Ce sera ici un signe clair qu'il est désormais temps
de passer à l'acte et donc de réformer le cadre légal du contrôle
d'identité et d'imposer l'obligation de délivrer un récépissé à
l'issue de chaque contrôle opéré.
En ce sens, ça sera historique,
mais ça ne sera malheureusement pas suffisant.
Vous parlez de la réforme de
l'article 78-2
du code de procédure pénal. Qu'attendez-vous exactement en matière
de réforme ?
Mathilde Zylberberg :
Aujourd'hui le contrôle au faciès est rendu possible par le
fondement légal. Celui-ci est défini
de manière trop généraliste.
Le
premier alinéa de l'article 78-2
fixe un cadre admissible, dirons-nous, car plus contraignant, au
contrôle d'identité : le contrôle
doit en lien direct avec la commission
ou la préparation d'une infraction.
Les autres cas de contrôle
n’imposent pas de réunir préalablement des raisons objectives et
individualisées au contrôle. Donc les raisons pour lesquelles le
policier ou le gendarme va procéder au contrôle d'identité ne
peuvent être que subjectives.
Il y a dès lors un risque de
discrimination et donc de contrôle au faciès. Ce que nous disons
c'est qu'il faut supprimer tous les cas où il n'y a pas de raisons
objectives et individualisée, en lien avec la commission ou la
préparation d’une infraction déterminée, de contrôler une
personne.
Pour vous la loi est trop floue ?
Mathilde Zylberberg : Oui.
Vous avez par exemple la possibilité à l'alinéa 3* de contrôler
toute personne, quel que soit son
comportement, pour prévenir une
atteinte à l’ordre public.
Mais qu’est ce qu’une atteinte à
l’ordre public ? C’est un concept très flou et fourre-tout.
Cela veut dire les forces de l’ordre peuvent contrôler n’importe
qui, sans avoir à justifier d’élément objectif.
Vous souhaitez que l’article 78.2
soit modifié mais aussi l’obligation de remise d’un récépissé
en cas de contrôle. Pourquoi ?
Mathilde Zylberberg :
Nous espérons, en effet, que le rejet du pourvoi de l’Etat
conduise le législateur à modifier l’article 78.2 et aussi à
exiger la remise d’un récépissé.
C’est
indispensable en matière de preuve, pour celui qui le subit et mais
aussi pour objectiver le contrôle Comment démontrer qu'on a été
contrôlé 4 ou 5 fois s'il n'y a aucun élément permettant de le
prouver ?
L’appel à introduire un tel dispositif est
d’ailleurs implicite dans la décision de la Cour d’appel de
Paris.
Peut-on d’ailleurs à ce propos
parler de « contrôle d’identité » quand des mêmes
policiers contrôlent une même personne plusieurs par jour ou par
mois ?
Mathilde Zylberberg :
Les gens qui sont victimes de contrôle au faciès vous le
disent : les policiers les interpellent par leur prénom pour
procéder au contrôle d’identité.
Quand vous êtes contrôlés 3
ou 4 fois par jour, les policiers du quartier savent exactement qui
vous êtes.

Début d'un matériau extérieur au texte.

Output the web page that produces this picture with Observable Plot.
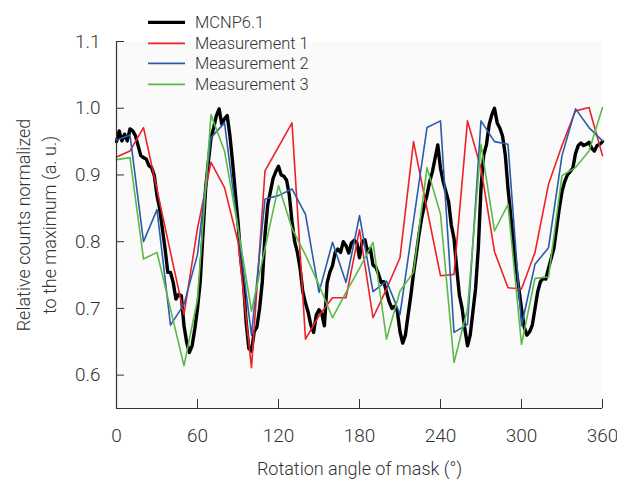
<!DOCTYPE html>
<html>
<head>
<meta charset="utf-8">
<script src="https://cdn.jsdelivr.net/npm/d3@7"></script>
<script src="https://cdn.jsdelivr.net/npm/@observablehq/plot@0.6"></script>
<style>
  html, body { margin: 0; padding: 0; background: #fff; }
  #wrap { position: relative; width: 617px; height: 480px; }
  #legend { position: absolute; left: 148px; top: 12px; font-family: Roboto, "Liberation Sans", sans-serif; font-weight: 300; font-size: 16.5px; color: #333; }
  .row { display: flex; align-items: center; height: 20.7px; }
  .row span { margin-left: 10px; }
</style>
</head>
<body>
<div id="wrap"></div>
<script>
// Measurement angles (degrees)
const measAngles = [0,10,20,30,40,50,60,70,80,90,100,110,120,130,140,150,160,170,180,190,200,210,220,230,240,250,260,270,280,290,300,310,320,330,340,350,360];

const measurement1 = [0.927,0.936,0.971,0.878,0.784,0.691,0.82,0.919,0.881,0.80,0.611,0.906,0.942,0.978,0.654,0.689,0.716,0.716,0.818,0.686,0.729,0.776,0.95,0.849,0.749,0.751,0.981,0.91,0.785,0.731,0.729,0.784,0.886,0.944,0.996,1.001,0.929];

const measurement2 = [0.952,0.960,0.800,0.848,0.675,0.706,0.781,0.956,0.978,0.82,0.66,0.864,0.869,0.879,0.841,0.724,0.799,0.739,0.839,0.725,0.741,0.691,0.831,0.971,0.981,0.664,0.676,0.981,0.95,0.946,0.674,0.766,0.791,0.929,0.999,0.971,0.951];

const measurement3 = [0.923,0.926,0.774,0.784,0.699,0.614,0.714,0.990,0.936,0.821,0.696,0.79,0.884,0.82,0.78,0.735,0.686,0.724,0.76,0.799,0.654,0.726,0.754,0.911,0.841,0.619,0.699,0.946,0.816,0.856,0.646,0.745,0.747,0.899,0.911,0.936,1.001];

// MCNP6.1 simulation, every 2 degrees from 0 to 360
const mcnpAngles = d3.range(0, 361, 2);
const mcnp = [
  0.95,0.966,0.951,0.961,0.951,0.969,0.966,0.959,0.944,0.929,
  0.926,0.924,0.914,0.911,0.899,0.869,0.849,0.819,0.789,0.754,
  0.754,0.739,0.714,0.721,0.719,0.674,0.649,0.634,0.644,0.669,
  0.70,0.74,0.81,0.879,0.919,0.955,0.971,0.989,0.999,0.976,
  0.984,0.989,0.959,0.919,0.874,0.83,0.775,0.74,0.68,0.64,
  0.636,0.665,0.672,0.70,0.74,0.81,0.855,0.875,0.895,0.905,
  0.913,0.9,0.898,0.892,0.87,0.83,0.8,0.784,0.76,0.725,
  0.708,0.694,0.675,0.664,0.69,0.698,0.692,0.674,0.738,0.754,
  0.764,0.784,0.789,0.784,0.8,0.794,0.783,0.798,0.802,0.799,
  0.776,0.80,0.803,0.784,0.79,0.765,0.762,0.752,0.739,0.74,
  0.725,0.71,0.70,0.703,0.696,0.665,0.648,0.66,0.69,0.719,
  0.752,0.78,0.81,0.835,0.854,0.87,0.89,0.905,0.925,0.945,
  0.91,0.89,0.875,0.86,0.825,0.805,0.76,0.72,0.70,0.67,
  0.644,0.66,0.695,0.73,0.79,0.88,0.93,0.945,0.975,0.99,
  1.0,0.978,0.97,0.958,0.93,0.88,0.84,0.8,0.76,0.73,
  0.70,0.672,0.66,0.665,0.675,0.7,0.725,0.74,0.745,0.744,
  0.76,0.775,0.79,0.82,0.85,0.875,0.89,0.9,0.905,0.91,
  0.932,0.944,0.948,0.944,0.946,0.949,0.94,0.936,0.944,0.946,
  0.95
];

const xTicks = [0,60,120,180,240,300,360];
const yTicks = [0.6,0.7,0.8,0.9,1.0,1.1];
const seriesNames = ["MCNP6.1","Measurement 1","Measurement 2","Measurement 3"];
const seriesColors = ["#000000","#ec2227","#2a5caa","#5cb947"];
const xLabel = "Rotation angle of mask (°)";
const yLabel = "Relative counts normalized\nto the maximum (a. u.)";

const mcnpData = mcnpAngles.map((a, i) => ({a, v: mcnp[i]}));
const m1 = measAngles.map((a, i) => ({a, v: measurement1[i]}));
const m2 = measAngles.map((a, i) => ({a, v: measurement2[i]}));
const m3 = measAngles.map((a, i) => ({a, v: measurement3[i]}));

const chart = Plot.plot({
  width: 617,
  height: 480,
  marginLeft: 116,
  marginRight: 15,
  marginTop: 41,
  marginBottom: 72,
  x: {domain: [0, 360]},
  y: {domain: [0.55, 1.1]},
  style: {fontFamily: "Roboto, 'Liberation Sans', sans-serif", fontWeight: 300, fontSize: "18px", color: "#333", background: "transparent"},
  marks: [
    Plot.frame({fill: "#fafafa", stroke: null}),
    Plot.line(mcnpData, {x: "a", y: "v", stroke: seriesColors[0], strokeWidth: 3.4, strokeLinejoin: "round"}),
    Plot.line(m1, {x: "a", y: "v", stroke: seriesColors[1], strokeWidth: 1.6}),
    Plot.line(m2, {x: "a", y: "v", stroke: seriesColors[2], strokeWidth: 1.6}),
    Plot.line(m3, {x: "a", y: "v", stroke: seriesColors[3], strokeWidth: 1.6}),
    Plot.ruleX([0], {stroke: "#333", strokeWidth: 1.2}),
    Plot.ruleY([0.55], {stroke: "#333", strokeWidth: 1.2}),
    Plot.axisX({ticks: xTicks, tickSize: -9, tickPadding: 29, tickFormat: d => String(d), label: null, stroke: "#333", fontSize: 19}),
    Plot.axisY({ticks: yTicks, tickSize: -8, tickPadding: 24, tickFormat: d3.format(".1f"), label: null, stroke: "#333", fontSize: 19}),
    Plot.text([xLabel], {frameAnchor: "bottom", dy: 66, fontSize: 18, fill: "#333"}),
    Plot.text([yLabel], {frameAnchor: "left", textAnchor: "middle", dx: -82, rotate: -90, fontSize: 18, lineHeight: 1.45, fill: "#333"})
  ]
});

const wrap = document.getElementById("wrap");
wrap.appendChild(chart);

const legend = document.createElement("div");
legend.id = "legend";
seriesNames.forEach((name, i) => {
  const row = document.createElement("div");
  row.className = "row";
  const w = i === 0 ? 3.4 : 1.6;
  row.innerHTML = `<svg width="37" height="20.7"><line x1="0" x2="37" y1="10.35" y2="10.35" stroke="${seriesColors[i]}" stroke-width="${w}"/></svg><span>${name}</span>`;
  legend.appendChild(row);
});
wrap.appendChild(legend);
</script>
</body>
</html>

Ça n’est pas un contrôle d’identité. Et c’est ça
qui est très dur à vivre pour les personnes concernées.
Dans un contexte actuel d’état
d’urgence, le contrôle au faciès est-il toujours une question de
premier plan ?
Mathilde Zylberberg :
Je dirais encore plus. Le contrôle d’identité discriminatoire
appartient à une catégorie de procédures à risques
discriminatoires.
Et justement, avec la loi sur l’état d’urgence
et les différentes lois qui sont prises dans ce contexte, les
procédures à risque discriminatoires prennent de plus en plus de
place.
C’est-à-dire les procédures où les définitions sont
floues, imprécises et qui permettent, en l’absence d’éléments
objectifs, d’attenter aux libertés de nos concitoyens.
Les
possibilités de contrôle d’identité et de fouilles ont
d’ailleurs été étendues sous l’état d’urgence, en confiant
aux préfets le pouvoir de déterminer que, pendant une durée de 24
heures, sur un territoire qu’il définit, toute personne pourra
être contrôlée et fouillée, sans nécessité d’objectiver le
motif du contrôle.
*« L'identité
de toute personne, quel que soit son comportement, peut également
être contrôlée, selon les modalités prévues au premier alinéa,
pour prévenir une atteinte à l'ordre public, notamment à la
sécurité des personnes ou des biens ».